# Task input

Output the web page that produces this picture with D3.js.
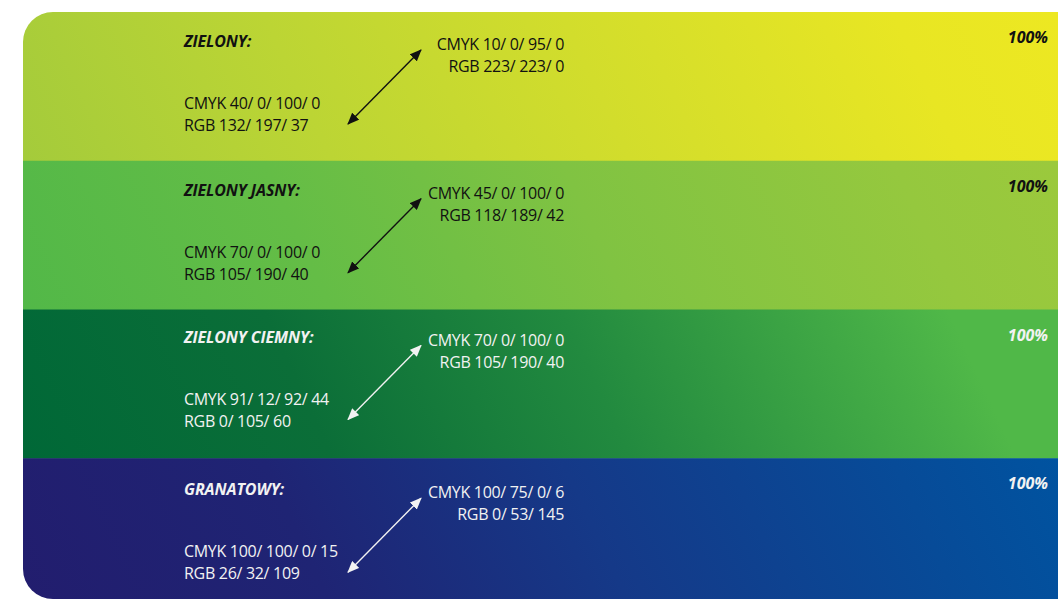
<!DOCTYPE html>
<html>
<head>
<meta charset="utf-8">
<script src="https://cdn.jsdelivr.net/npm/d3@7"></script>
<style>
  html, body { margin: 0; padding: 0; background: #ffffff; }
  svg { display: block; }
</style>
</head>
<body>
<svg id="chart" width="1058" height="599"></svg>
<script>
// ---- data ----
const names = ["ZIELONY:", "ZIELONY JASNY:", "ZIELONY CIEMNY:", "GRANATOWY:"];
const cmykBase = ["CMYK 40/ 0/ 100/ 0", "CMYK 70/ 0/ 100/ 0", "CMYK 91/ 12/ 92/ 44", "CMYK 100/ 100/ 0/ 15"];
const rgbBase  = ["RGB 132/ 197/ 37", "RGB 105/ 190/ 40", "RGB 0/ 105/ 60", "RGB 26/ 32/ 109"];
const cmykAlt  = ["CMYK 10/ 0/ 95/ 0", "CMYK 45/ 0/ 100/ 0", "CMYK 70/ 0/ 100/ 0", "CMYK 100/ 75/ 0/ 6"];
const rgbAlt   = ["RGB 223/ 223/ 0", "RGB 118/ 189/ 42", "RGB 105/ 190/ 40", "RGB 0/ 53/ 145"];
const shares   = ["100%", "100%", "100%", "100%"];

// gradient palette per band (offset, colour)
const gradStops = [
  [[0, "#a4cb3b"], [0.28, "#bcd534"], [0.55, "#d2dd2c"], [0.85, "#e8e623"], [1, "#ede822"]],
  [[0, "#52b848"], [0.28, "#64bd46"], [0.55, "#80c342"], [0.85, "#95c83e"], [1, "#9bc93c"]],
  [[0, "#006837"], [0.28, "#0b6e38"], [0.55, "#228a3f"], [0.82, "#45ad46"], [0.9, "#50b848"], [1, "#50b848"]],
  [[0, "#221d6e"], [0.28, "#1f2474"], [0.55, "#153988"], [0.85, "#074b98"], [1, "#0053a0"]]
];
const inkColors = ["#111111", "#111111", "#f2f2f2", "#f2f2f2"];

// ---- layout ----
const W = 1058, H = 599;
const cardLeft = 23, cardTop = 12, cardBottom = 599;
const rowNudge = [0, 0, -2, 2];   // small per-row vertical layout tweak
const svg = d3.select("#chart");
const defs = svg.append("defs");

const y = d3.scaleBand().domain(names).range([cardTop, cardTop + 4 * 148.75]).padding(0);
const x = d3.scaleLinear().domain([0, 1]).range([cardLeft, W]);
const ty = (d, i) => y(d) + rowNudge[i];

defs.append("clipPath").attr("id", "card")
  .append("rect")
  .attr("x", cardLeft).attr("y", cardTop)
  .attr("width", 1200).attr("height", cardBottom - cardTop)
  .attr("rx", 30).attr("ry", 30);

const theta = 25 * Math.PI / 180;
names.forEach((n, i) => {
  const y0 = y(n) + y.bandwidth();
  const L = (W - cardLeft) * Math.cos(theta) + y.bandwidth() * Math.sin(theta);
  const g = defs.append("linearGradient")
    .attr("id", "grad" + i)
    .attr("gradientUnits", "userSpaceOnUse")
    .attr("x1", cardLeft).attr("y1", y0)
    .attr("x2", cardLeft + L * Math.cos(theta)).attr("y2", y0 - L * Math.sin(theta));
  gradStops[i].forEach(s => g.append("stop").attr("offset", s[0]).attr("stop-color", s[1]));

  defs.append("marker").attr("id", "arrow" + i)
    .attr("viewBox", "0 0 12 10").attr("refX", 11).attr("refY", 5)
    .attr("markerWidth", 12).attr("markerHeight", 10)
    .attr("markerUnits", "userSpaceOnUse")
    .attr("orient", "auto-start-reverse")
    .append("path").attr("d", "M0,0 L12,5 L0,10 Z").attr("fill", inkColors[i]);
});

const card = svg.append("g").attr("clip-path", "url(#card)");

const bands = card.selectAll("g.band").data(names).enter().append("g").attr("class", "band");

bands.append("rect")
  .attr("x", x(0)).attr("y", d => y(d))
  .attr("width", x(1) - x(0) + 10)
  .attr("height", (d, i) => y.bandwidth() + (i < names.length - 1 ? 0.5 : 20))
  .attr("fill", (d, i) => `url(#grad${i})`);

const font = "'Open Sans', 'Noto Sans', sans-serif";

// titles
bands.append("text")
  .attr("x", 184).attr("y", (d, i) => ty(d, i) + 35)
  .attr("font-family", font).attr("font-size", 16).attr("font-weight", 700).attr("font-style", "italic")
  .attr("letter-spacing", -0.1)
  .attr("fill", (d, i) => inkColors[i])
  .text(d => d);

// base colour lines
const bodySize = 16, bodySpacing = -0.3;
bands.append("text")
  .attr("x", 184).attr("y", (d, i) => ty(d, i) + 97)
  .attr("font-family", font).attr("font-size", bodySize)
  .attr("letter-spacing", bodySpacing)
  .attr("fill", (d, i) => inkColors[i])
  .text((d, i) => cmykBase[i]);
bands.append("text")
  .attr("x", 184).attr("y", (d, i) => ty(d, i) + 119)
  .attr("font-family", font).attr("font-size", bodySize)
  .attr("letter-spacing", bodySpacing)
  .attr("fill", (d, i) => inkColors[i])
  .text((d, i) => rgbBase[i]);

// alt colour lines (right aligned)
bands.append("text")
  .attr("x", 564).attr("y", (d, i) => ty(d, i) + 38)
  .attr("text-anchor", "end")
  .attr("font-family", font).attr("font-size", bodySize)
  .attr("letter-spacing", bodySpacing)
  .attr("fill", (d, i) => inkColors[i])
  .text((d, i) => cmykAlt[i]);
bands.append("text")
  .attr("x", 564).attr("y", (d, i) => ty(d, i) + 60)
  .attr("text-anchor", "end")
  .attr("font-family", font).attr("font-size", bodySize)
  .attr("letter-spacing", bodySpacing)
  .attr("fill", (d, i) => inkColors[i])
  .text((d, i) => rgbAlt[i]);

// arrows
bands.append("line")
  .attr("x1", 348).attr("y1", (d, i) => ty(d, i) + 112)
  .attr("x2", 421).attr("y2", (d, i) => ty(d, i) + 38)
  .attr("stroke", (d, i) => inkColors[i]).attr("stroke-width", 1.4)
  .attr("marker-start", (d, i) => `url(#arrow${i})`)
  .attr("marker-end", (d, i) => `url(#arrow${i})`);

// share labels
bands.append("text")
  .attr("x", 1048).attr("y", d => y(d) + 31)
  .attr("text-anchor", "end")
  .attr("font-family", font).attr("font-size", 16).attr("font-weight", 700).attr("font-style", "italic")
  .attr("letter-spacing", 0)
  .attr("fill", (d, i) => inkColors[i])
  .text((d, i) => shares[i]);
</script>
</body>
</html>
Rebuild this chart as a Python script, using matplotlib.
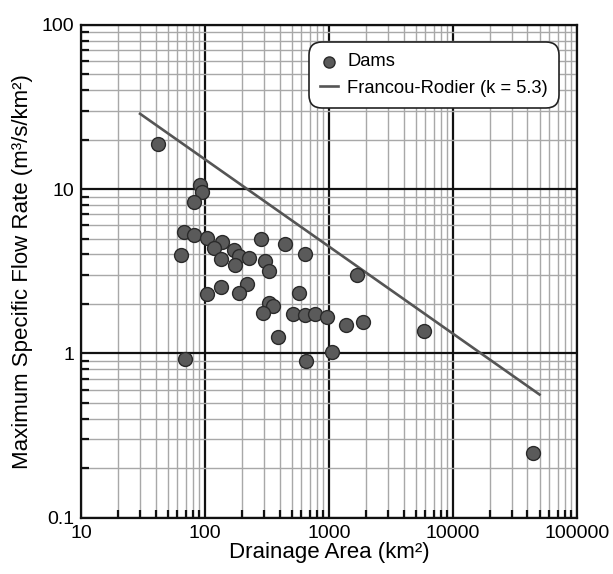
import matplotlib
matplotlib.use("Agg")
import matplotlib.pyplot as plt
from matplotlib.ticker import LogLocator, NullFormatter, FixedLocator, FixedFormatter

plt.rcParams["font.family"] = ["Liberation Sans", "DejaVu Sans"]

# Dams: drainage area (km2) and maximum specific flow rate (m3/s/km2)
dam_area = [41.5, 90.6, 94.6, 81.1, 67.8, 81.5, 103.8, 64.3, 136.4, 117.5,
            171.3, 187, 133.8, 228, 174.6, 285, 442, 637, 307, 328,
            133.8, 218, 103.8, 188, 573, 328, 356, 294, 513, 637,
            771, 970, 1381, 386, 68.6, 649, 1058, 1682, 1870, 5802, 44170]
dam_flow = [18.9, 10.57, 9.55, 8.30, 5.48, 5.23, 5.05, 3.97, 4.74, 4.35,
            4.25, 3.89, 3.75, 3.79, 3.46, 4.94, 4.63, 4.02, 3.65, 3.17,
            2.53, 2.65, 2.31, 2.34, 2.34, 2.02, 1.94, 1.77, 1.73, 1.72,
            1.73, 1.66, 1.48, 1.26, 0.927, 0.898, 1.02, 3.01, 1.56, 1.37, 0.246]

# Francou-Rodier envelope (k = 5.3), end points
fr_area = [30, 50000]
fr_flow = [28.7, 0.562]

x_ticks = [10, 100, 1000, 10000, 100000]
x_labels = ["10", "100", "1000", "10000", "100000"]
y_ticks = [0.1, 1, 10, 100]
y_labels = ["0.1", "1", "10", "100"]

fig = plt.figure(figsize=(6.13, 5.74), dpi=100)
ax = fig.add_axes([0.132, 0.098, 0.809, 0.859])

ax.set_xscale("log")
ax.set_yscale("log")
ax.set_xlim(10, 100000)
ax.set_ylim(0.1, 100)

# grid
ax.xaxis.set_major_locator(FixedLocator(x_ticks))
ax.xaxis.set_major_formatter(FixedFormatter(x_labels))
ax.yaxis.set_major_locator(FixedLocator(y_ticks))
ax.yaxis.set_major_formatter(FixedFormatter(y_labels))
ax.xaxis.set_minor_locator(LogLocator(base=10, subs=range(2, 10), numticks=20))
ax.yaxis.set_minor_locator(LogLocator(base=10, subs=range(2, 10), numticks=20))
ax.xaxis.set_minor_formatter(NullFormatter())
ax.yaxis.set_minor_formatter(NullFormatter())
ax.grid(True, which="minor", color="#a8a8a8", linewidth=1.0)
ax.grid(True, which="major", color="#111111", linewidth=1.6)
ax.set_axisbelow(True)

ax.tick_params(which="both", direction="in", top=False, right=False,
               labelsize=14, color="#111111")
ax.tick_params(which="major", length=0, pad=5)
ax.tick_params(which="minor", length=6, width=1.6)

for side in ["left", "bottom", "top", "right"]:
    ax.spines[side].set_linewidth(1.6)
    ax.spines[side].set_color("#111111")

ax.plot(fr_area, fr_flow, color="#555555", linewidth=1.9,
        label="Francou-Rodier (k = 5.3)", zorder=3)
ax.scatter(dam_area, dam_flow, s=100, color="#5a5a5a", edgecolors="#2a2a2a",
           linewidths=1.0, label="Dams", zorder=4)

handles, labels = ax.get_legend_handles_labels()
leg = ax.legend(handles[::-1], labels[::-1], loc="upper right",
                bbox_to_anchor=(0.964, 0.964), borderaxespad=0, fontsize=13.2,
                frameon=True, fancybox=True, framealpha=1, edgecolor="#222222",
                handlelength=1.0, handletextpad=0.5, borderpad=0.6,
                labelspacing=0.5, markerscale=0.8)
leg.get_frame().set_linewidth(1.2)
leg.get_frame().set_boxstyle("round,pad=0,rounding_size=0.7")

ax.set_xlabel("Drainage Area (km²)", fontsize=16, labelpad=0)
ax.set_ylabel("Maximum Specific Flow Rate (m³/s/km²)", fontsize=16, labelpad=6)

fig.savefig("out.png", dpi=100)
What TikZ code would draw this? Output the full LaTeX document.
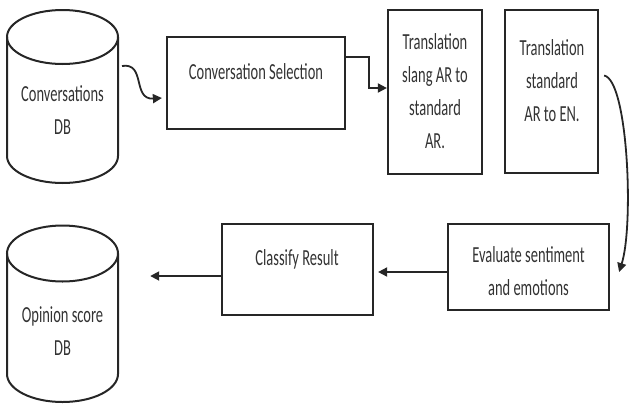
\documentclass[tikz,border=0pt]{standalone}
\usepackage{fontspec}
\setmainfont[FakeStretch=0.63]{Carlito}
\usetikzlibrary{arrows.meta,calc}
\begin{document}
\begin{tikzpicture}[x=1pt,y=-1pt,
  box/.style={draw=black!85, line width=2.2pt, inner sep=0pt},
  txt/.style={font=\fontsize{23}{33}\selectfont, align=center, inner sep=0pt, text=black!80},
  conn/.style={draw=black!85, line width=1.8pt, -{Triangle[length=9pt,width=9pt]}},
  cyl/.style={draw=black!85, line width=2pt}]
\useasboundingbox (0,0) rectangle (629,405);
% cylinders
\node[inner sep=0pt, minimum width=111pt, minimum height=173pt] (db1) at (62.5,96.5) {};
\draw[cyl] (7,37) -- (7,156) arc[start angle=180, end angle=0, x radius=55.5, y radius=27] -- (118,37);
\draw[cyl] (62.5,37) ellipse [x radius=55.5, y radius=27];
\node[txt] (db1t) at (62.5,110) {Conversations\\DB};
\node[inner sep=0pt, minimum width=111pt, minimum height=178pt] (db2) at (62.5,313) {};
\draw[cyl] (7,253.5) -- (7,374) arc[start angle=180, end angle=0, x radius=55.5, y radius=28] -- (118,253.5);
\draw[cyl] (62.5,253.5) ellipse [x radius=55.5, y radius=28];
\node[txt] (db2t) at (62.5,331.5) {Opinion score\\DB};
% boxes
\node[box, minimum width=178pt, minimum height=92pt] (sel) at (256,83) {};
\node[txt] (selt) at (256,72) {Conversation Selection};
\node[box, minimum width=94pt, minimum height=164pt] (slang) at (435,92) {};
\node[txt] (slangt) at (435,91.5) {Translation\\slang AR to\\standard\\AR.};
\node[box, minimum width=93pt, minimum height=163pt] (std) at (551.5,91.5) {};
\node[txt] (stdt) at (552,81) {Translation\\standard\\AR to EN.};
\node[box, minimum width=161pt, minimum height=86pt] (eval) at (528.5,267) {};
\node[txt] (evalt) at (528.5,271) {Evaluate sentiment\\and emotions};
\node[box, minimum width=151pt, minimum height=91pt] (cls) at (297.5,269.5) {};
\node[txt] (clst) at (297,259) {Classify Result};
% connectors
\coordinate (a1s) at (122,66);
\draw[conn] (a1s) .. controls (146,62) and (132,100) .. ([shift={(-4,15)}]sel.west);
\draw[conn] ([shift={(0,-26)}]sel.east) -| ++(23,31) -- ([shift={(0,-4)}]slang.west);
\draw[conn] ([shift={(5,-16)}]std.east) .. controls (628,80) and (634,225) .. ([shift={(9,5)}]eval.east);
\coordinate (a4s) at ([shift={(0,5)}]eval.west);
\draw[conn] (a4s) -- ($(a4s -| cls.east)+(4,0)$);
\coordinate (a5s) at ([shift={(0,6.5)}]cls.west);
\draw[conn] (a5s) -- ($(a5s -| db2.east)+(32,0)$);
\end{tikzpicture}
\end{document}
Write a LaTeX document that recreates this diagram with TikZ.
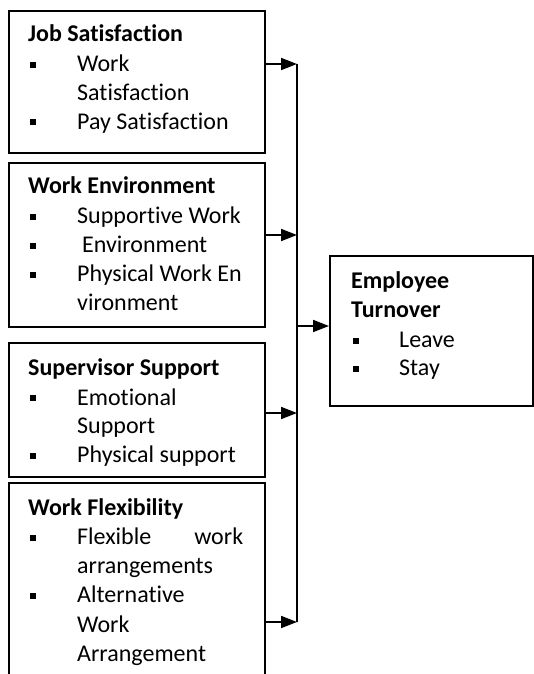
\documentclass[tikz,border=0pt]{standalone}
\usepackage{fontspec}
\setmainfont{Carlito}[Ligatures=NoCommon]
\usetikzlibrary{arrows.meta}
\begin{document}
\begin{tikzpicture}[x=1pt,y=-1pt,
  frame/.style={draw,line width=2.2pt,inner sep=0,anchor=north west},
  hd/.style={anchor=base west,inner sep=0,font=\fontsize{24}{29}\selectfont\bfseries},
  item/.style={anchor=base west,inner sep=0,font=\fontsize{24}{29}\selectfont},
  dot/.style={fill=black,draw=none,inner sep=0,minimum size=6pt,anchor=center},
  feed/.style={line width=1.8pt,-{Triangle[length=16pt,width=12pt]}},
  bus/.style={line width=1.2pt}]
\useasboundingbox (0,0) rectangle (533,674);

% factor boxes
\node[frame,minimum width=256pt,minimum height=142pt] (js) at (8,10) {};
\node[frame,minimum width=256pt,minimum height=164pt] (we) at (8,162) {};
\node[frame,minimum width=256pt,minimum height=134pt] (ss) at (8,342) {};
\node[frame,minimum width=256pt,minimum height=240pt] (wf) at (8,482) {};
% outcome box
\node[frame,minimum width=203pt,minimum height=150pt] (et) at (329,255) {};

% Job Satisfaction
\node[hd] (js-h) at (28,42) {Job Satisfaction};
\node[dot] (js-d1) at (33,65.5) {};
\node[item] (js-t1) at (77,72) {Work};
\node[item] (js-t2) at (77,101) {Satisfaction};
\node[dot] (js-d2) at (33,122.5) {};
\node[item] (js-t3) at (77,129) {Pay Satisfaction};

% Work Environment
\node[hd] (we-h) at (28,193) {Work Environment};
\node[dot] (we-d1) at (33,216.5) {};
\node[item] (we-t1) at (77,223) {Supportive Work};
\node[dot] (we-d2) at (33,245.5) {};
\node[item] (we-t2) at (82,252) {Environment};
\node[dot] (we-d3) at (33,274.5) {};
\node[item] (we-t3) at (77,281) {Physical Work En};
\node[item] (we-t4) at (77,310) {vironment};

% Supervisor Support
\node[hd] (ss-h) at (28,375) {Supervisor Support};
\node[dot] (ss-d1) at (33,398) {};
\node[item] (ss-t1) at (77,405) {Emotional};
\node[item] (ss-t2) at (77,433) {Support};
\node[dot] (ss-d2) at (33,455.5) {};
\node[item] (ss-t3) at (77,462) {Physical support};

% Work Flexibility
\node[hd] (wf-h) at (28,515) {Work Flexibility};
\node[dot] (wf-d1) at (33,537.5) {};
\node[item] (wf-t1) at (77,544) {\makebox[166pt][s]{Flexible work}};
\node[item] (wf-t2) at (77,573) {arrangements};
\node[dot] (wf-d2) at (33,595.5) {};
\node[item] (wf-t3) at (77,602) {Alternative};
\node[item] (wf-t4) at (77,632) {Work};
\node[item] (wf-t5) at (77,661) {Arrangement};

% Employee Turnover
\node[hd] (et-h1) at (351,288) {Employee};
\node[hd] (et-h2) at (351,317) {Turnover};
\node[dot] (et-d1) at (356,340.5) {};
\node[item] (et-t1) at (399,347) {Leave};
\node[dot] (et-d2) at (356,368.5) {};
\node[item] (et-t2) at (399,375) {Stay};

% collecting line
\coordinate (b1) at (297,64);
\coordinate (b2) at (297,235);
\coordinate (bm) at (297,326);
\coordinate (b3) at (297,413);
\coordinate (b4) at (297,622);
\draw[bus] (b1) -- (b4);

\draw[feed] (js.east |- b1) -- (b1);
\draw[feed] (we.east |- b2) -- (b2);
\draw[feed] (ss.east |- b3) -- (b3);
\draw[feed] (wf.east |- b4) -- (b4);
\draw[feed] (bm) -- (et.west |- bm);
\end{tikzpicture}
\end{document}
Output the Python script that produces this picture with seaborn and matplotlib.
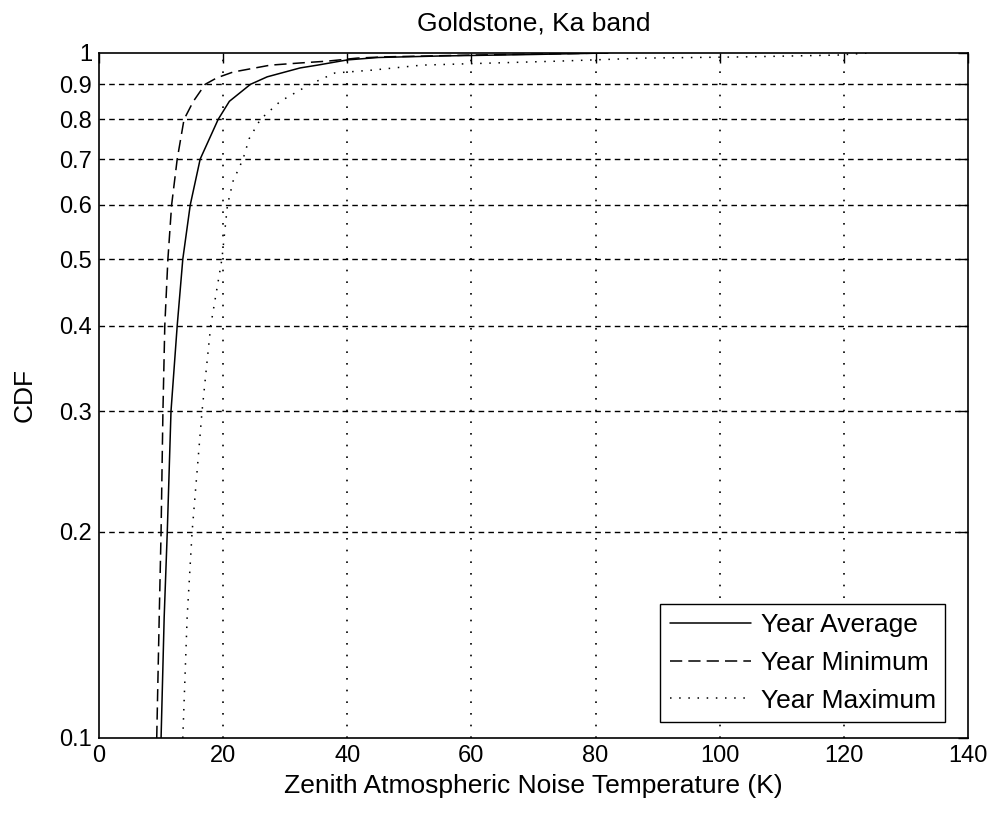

# Task requirements
Give the number of lines above that hold the word "chart", and nothing more.

# Result for this task
3